── DATA PROVIDED ──
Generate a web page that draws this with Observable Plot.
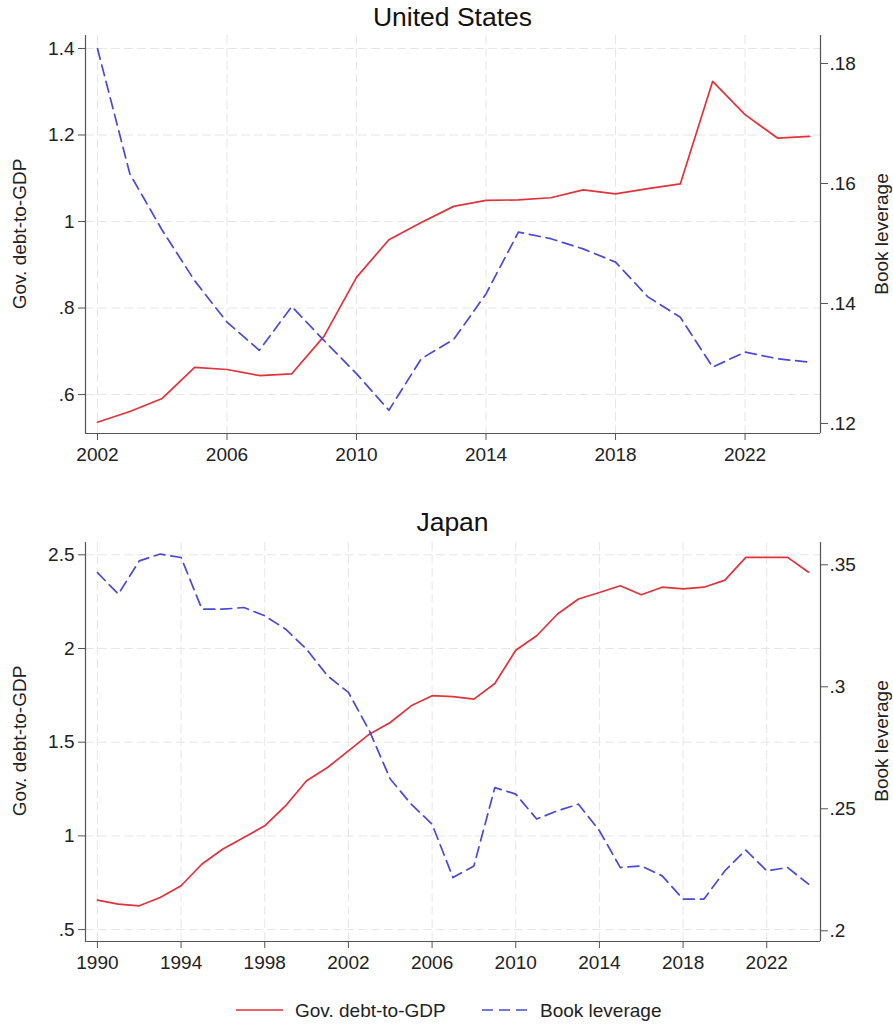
<!DOCTYPE html>
<html>
<head>
<meta charset="utf-8">
<script src="https://cdn.jsdelivr.net/npm/d3@7"></script>
<script src="https://cdn.jsdelivr.net/npm/@observablehq/plot@0.6"></script>
<style>
  html, body { margin: 0; padding: 0; background: #fff; }
  body { width: 893px; height: 1026px; position: relative; overflow: hidden;
         font-family: "Liberation Sans", Arial, Helvetica, sans-serif; color: #222; }
  .title { position: absolute; left: 85px; width: 735px; text-align: center; font-size: 26.5px; line-height: 30px; color: #111; }
  .ytitle { position: absolute; font-size: 19px; line-height: 22px; white-space: nowrap; transform: translate(-50%, -50%) rotate(-90deg); color: #222; }
  .legend { position: absolute; left: 0; top: 996px; width: 893px; height: 28px; }
</style>
</head>
<body>
<script>
// ---------- data ----------
const usYears = d3.range(2002, 2025);
const usDebt = [0.536,0.561,0.591,0.663,0.658,0.644,0.648,0.735,0.871,0.958,0.998,1.035,1.049,1.050,1.055,1.073,1.064,1.076,1.087,1.324,1.247,1.193,1.197];
const usLev  = [0.1825,0.1616,0.1522,0.1438,0.1369,0.1322,0.1395,0.1338,0.1283,0.1222,0.1308,0.1340,0.1416,0.1519,0.1508,0.1491,0.1469,0.1411,0.1377,0.1294,0.1319,0.1308,0.1302];

const jpYears = d3.range(1990, 2025);
const jpDebt = [0.657,0.636,0.627,0.671,0.734,0.850,0.930,0.991,1.054,1.161,1.294,1.365,1.454,1.543,1.605,1.694,1.748,
                1.743,1.730,1.813,1.991,2.068,2.184,2.264,2.299,2.335,2.287,2.327,2.318,2.327,2.365,2.486,2.486,2.486,2.407];
const jpLev  = [0.3468,0.3380,0.3516,0.3544,0.3530,0.3318,0.3318,0.3325,0.3291,0.3236,0.3154,0.3045,0.2977,0.2820,0.2622,0.2519,0.2437,
                0.2218,0.2266,0.2587,0.2560,0.2458,0.2492,0.2519,0.2410,0.2259,0.2266,0.2225,0.2130,0.2130,0.2246,0.2331,0.2246,0.2259,0.2191];

const usXTicks = [2002, 2006, 2010, 2014, 2018, 2022];
const usYTicks = [0.6, 0.8, 1, 1.2, 1.4];
const usRTicks = [0.12, 0.14, 0.16, 0.18];
const jpXTicks = [1990, 1994, 1998, 2002, 2006, 2010, 2014, 2018, 2022];
const jpYTicks = [0.5, 1, 1.5, 2, 2.5];
const jpRTicks = [0.2, 0.25, 0.3, 0.35];

const seriesNames = ["Gov. debt-to-GDP", "Book leverage"];
const panelTitles = ["United States", "Japan"];

// ---------- style ----------
const RED = "#e2323b";
const BLUE = "#4a4ad6";
const DASH = "11,6";
const AXIS = "#555";
const GRID = "#e6e6e6";

const stata = d => String(+(+d).toFixed(4)).replace(/^0\./, ".").replace(/^-0\./, "-.");

function panel({years, debt, lev, xDomain, yDomain, rDomain, xTicks, yTicks, rTicks, height, marginTop, marginBottom}) {
  const toLeft = d3.scaleLinear(rDomain, yDomain);
  const toRight = d3.scaleLinear(yDomain, rDomain);
  const dDebt = years.map((yr, i) => ({year: yr, v: debt[i]}));
  const dLev = years.map((yr, i) => ({year: yr, v: toLeft(lev[i])}));
  return Plot.plot({
    width: 893, height, marginLeft: 85, marginRight: 73, marginTop, marginBottom,
    style: {fontFamily: "'Liberation Sans', Arial, Helvetica, sans-serif", fontSize: "19px", color: "#222", background: "transparent", overflow: "visible"},
    x: {domain: xDomain},
    y: {domain: yDomain},
    marks: [
      Plot.gridX(xTicks, {stroke: GRID, strokeOpacity: 1, strokeDasharray: "9,4"}),
      Plot.gridY(yTicks, {stroke: GRID, strokeOpacity: 1, strokeDasharray: "9,4"}),
      Plot.ruleX([xDomain[0], xDomain[1]], {stroke: AXIS, strokeWidth: 1.2}),
      Plot.ruleY([yDomain[0]], {stroke: AXIS, strokeWidth: 1.2}),
      Plot.axisX(xTicks, {tickFormat: d => String(d), tickSize: 7, tickPadding: 7, stroke: AXIS, label: null}),
      Plot.axisY(yTicks, {anchor: "left", tickFormat: stata, tickSize: 7, tickPadding: 4, stroke: AXIS, label: null}),
      Plot.axisY(rTicks.map(toLeft), {anchor: "right", tickFormat: d => stata(toRight(d)), tickSize: 7, tickPadding: 2, stroke: AXIS, label: null}),
      Plot.line(dDebt, {x: "year", y: "v", stroke: RED, strokeWidth: 1.7}),
      Plot.line(dLev, {x: "year", y: "v", stroke: BLUE, strokeWidth: 1.7, strokeDasharray: DASH})
    ]
  });
}

function place(el, top) {
  el.style.position = "absolute";
  el.style.left = "0px";
  el.style.top = top + "px";
  document.body.appendChild(el);
}
function addText(cls, text, left, top) {
  const d = document.createElement("div");
  d.className = cls;
  d.textContent = text;
  if (left != null) d.style.left = left + "px";
  d.style.top = top + "px";
  document.body.appendChild(d);
  return d;
}

// United States panel
const us = panel({
  years: usYears, debt: usDebt, lev: usLev,
  xDomain: [2001.63, 2024.33], yDomain: [0.51, 1.43], rDomain: [0.11833, 0.18467],
  xTicks: usXTicks, yTicks: usYTicks, rTicks: usRTicks,
  height: 475, marginTop: 35, marginBottom: 42
});
place(us, 0);
addText("title", panelTitles[0], null, 2);
addText("ytitle", seriesNames[0], 20, 234);
addText("ytitle", seriesNames[1], 882, 234);

// Japan panel
const jp = panel({
  years: jpYears, debt: jpDebt, lev: jpLev,
  xDomain: [1989.43, 2024.57], yDomain: [0.4365, 2.5656], rDomain: [0.19561, 0.35914],
  xTicks: jpXTicks, yTicks: jpYTicks, rTicks: jpRTicks,
  height: 495, marginTop: 52, marginBottom: 44
});
place(jp, 490);
addText("title", panelTitles[1], null, 507);
addText("ytitle", seriesNames[0], 20, 741);
addText("ytitle", seriesNames[1], 882, 741);

// Legend
const leg = document.createElement("div");
leg.className = "legend";
leg.innerHTML = `
<svg width="893" height="28" style="position:absolute;left:0;top:0">
  <line x1="236" x2="283" y1="14" y2="14" stroke="${RED}" stroke-width="1.7"/>
  <text x="295" y="14" dy="0.35em" font-size="19" fill="#222" font-family="'Liberation Sans', Arial, sans-serif">${seriesNames[0]}</text>
  <line x1="482" x2="529" y1="14" y2="14" stroke="${BLUE}" stroke-width="1.7" stroke-dasharray="11,6"/>
  <text x="540" y="14" dy="0.35em" font-size="19" fill="#222" font-family="'Liberation Sans', Arial, sans-serif">${seriesNames[1]}</text>
</svg>`;
document.body.appendChild(leg);
</script>
</body>
</html>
───
§ **BRIEF**
Copy the data character for character, but drop all pictures from the copy.

§ **TASK SOLUTION**
Generate a web page that draws this with Observable Plot.
<!DOCTYPE html>
<html>
<head>
<meta charset="utf-8">
<script src="https://cdn.jsdelivr.net/npm/d3@7"></script>
<script src="https://cdn.jsdelivr.net/npm/@observablehq/plot@0.6"></script>
<style>
  html, body { margin: 0; padding: 0; background: #fff; }
  body { width: 893px; height: 1026px; position: relative; overflow: hidden;
         font-family: "Liberation Sans", Arial, Helvetica, sans-serif; color: #222; }
  .title { position: absolute; left: 85px; width: 735px; text-align: center; font-size: 26.5px; line-height: 30px; color: #111; }
  .ytitle { position: absolute; font-size: 19px; line-height: 22px; white-space: nowrap; transform: translate(-50%, -50%) rotate(-90deg); color: #222; }
  .legend { position: absolute; left: 0; top: 996px; width: 893px; height: 28px; }
</style>
</head>
<body>
<script>
// ---------- data ----------
const usYears = d3.range(2002, 2025);
const usDebt = [0.536,0.561,0.591,0.663,0.658,0.644,0.648,0.735,0.871,0.958,0.998,1.035,1.049,1.050,1.055,1.073,1.064,1.076,1.087,1.324,1.247,1.193,1.197];
const usLev  = [0.1825,0.1616,0.1522,0.1438,0.1369,0.1322,0.1395,0.1338,0.1283,0.1222,0.1308,0.1340,0.1416,0.1519,0.1508,0.1491,0.1469,0.1411,0.1377,0.1294,0.1319,0.1308,0.1302];

const jpYears = d3.range(1990, 2025);
const jpDebt = [0.657,0.636,0.627,0.671,0.734,0.850,0.930,0.991,1.054,1.161,1.294,1.365,1.454,1.543,1.605,1.694,1.748,
                1.743,1.730,1.813,1.991,2.068,2.184,2.264,2.299,2.335,2.287,2.327,2.318,2.327,2.365,2.486,2.486,2.486,2.407];
const jpLev  = [0.3468,0.3380,0.3516,0.3544,0.3530,0.3318,0.3318,0.3325,0.3291,0.3236,0.3154,0.3045,0.2977,0.2820,0.2622,0.2519,0.2437,
                0.2218,0.2266,0.2587,0.2560,0.2458,0.2492,0.2519,0.2410,0.2259,0.2266,0.2225,0.2130,0.2130,0.2246,0.2331,0.2246,0.2259,0.2191];

const usXTicks = [2002, 2006, 2010, 2014, 2018, 2022];
const usYTicks = [0.6, 0.8, 1, 1.2, 1.4];
const usRTicks = [0.12, 0.14, 0.16, 0.18];
const jpXTicks = [1990, 1994, 1998, 2002, 2006, 2010, 2014, 2018, 2022];
const jpYTicks = [0.5, 1, 1.5, 2, 2.5];
const jpRTicks = [0.2, 0.25, 0.3, 0.35];

const seriesNames = ["Gov. debt-to-GDP", "Book leverage"];
const panelTitles = ["United States", "Japan"];

// ---------- style ----------
const RED = "#e2323b";
const BLUE = "#4a4ad6";
const DASH = "11,6";
const AXIS = "#555";
const GRID = "#e6e6e6";

const stata = d => String(+(+d).toFixed(4)).replace(/^0\./, ".").replace(/^-0\./, "-.");

function panel({years, debt, lev, xDomain, yDomain, rDomain, xTicks, yTicks, rTicks, height, marginTop, marginBottom}) {
  const toLeft = d3.scaleLinear(rDomain, yDomain);
  const toRight = d3.scaleLinear(yDomain, rDomain);
  const dDebt = years.map((yr, i) => ({year: yr, v: debt[i]}));
  const dLev = years.map((yr, i) => ({year: yr, v: toLeft(lev[i])}));
  return Plot.plot({
    width: 893, height, marginLeft: 85, marginRight: 73, marginTop, marginBottom,
    style: {fontFamily: "'Liberation Sans', Arial, Helvetica, sans-serif", fontSize: "19px", color: "#222", background: "transparent", overflow: "visible"},
    x: {domain: xDomain},
    y: {domain: yDomain},
    marks: [
      Plot.gridX(xTicks, {stroke: GRID, strokeOpacity: 1, strokeDasharray: "9,4"}),
      Plot.gridY(yTicks, {stroke: GRID, strokeOpacity: 1, strokeDasharray: "9,4"}),
      Plot.ruleX([xDomain[0], xDomain[1]], {stroke: AXIS, strokeWidth: 1.2}),
      Plot.ruleY([yDomain[0]], {stroke: AXIS, strokeWidth: 1.2}),
      Plot.axisX(xTicks, {tickFormat: d => String(d), tickSize: 7, tickPadding: 7, stroke: AXIS, label: null}),
      Plot.axisY(yTicks, {anchor: "left", tickFormat: stata, tickSize: 7, tickPadding: 4, stroke: AXIS, label: null}),
      Plot.axisY(rTicks.map(toLeft), {anchor: "right", tickFormat: d => stata(toRight(d)), tickSize: 7, tickPadding: 2, stroke: AXIS, label: null}),
      Plot.line(dDebt, {x: "year", y: "v", stroke: RED, strokeWidth: 1.7}),
      Plot.line(dLev, {x: "year", y: "v", stroke: BLUE, strokeWidth: 1.7, strokeDasharray: DASH})
    ]
  });
}

function place(el, top) {
  el.style.position = "absolute";
  el.style.left = "0px";
  el.style.top = top + "px";
  document.body.appendChild(el);
}
function addText(cls, text, left, top) {
  const d = document.createElement("div");
  d.className = cls;
  d.textContent = text;
  if (left != null) d.style.left = left + "px";
  d.style.top = top + "px";
  document.body.appendChild(d);
  return d;
}

// United States panel
const us = panel({
  years: usYears, debt: usDebt, lev: usLev,
  xDomain: [2001.63, 2024.33], yDomain: [0.51, 1.43], rDomain: [0.11833, 0.18467],
  xTicks: usXTicks, yTicks: usYTicks, rTicks: usRTicks,
  height: 475, marginTop: 35, marginBottom: 42
});
place(us, 0);
addText("title", panelTitles[0], null, 2);
addText("ytitle", seriesNames[0], 20, 234);
addText("ytitle", seriesNames[1], 882, 234);

// Japan panel
const jp = panel({
  years: jpYears, debt: jpDebt, lev: jpLev,
  xDomain: [1989.43, 2024.57], yDomain: [0.4365, 2.5656], rDomain: [0.19561, 0.35914],
  xTicks: jpXTicks, yTicks: jpYTicks, rTicks: jpRTicks,
  height: 495, marginTop: 52, marginBottom: 44
});
place(jp, 490);
addText("title", panelTitles[1], null, 507);
addText("ytitle", seriesNames[0], 20, 741);
addText("ytitle", seriesNames[1], 882, 741);

// Legend
const leg = document.createElement("div");
leg.className = "legend";
leg.innerHTML = `
<svg width="893" height="28" style="position:absolute;left:0;top:0">
  <line x1="236" x2="283" y1="14" y2="14" stroke="${RED}" stroke-width="1.7"/>
  <text x="295" y="14" dy="0.35em" font-size="19" fill="#222" font-family="'Liberation Sans', Arial, sans-serif">${seriesNames[0]}</text>
  <line x1="482" x2="529" y1="14" y2="14" stroke="${BLUE}" stroke-width="1.7" stroke-dasharray="11,6"/>
  <text x="540" y="14" dy="0.35em" font-size="19" fill="#222" font-family="'Liberation Sans', Arial, sans-serif">${seriesNames[1]}</text>
</svg>`;
document.body.appendChild(leg);
</script>
</body>
</html>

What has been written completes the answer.